A labor of love, especially for Mrs. Harmsen, the collection includes works by the region's most significant artists, from 1830 to modern times. Although plans for a permanent home are being considered, the works have remained largely unavailable to the public until now. In an unusual link, the Denver Metro Chamber of Commerce is providing space in its fourth-floor hallways, offices and boardrooms to a small but representative chunk of the collection. Beginning next month, tours of the exhibit will be available by reservation.

A staid business office seems an unlikely place for an art exhibit, but chamber spokeswoman Sue Hermann thinks it's a move that fits with these millennial times: "Since the chamber's moved with Denver from the 'Wild West' to the 'Wired West,' it's the perfect location." And she notes that staff members have turned into Western-art aficionados overnight, picking and choosing their favorites from among the 82 works displayed.

But the exhibit's impact may be indicative of more far-reaching outcomes -- chamber board chairman Doug Jones, a closet Western-art devotee himself ("I'm like a big kid in a candy store," he says, looking around the room), hopes the Harmsen Collection's new accessibility will heighten the business community's awareness of "the great cultural nucleus we have here in Colorado." To aid in that process, the chamber is discussing plans to form a joint arts council with the Colorado Business Committee for the Arts "to create some cross-pollination, to promote arts and culture from a business standpoint."

What might be considered the cream of the exhibition hangs in chamber president Joe Blake's office, beginning with a dark, fecund Thomas Moran. Glowing above Blake's desk is a Gerard Curtis Delano, "Friend or Foe," awash in an otherworldly golden-orange light that nearly upstages "The Sergeant," a bronze Remington bust lounging sedately below it. That upstaging may be appropriate, since in another corner hangs "Potlatch at Juneau," a small Charles M. Russell gouache notable simply because of Russell's sheer authenticity. Unlike Remington, whose closest attachment to the West consisted of a year spent looking for flavor in rural Kansas, Russell actually lived and worked in the region, infusing his work with a touch of rough-hewn humor.

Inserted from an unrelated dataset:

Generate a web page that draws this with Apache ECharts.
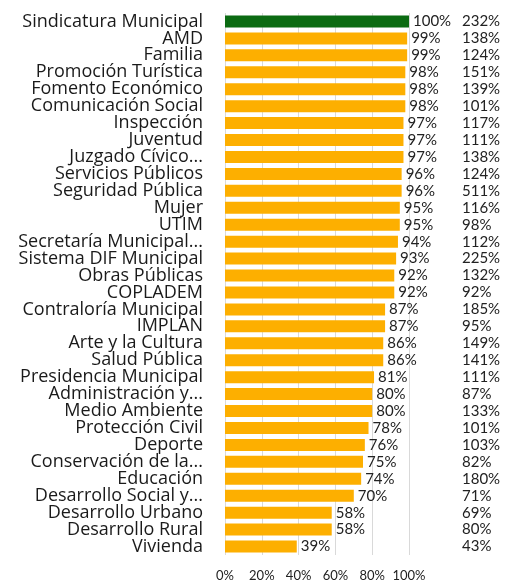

All of the pieces are in keeping with the true spirit of a collection devoted to providing a historical sweep of the region it illustrates, something it's been doing heretofore in secret. "Here, these works can be used as decorations and pieces of art, rather than just being kept in storage," says curator Amy Van De Water. More importantly, she notes, the collection gives viewers a chance to see art that doesn't necessarily fall into our stereotypical view of what comprises "Western" art. "It shows the mountains, the people and the environment, not just the cowboys of Russell and Remington. Instead, it shows the West we live in."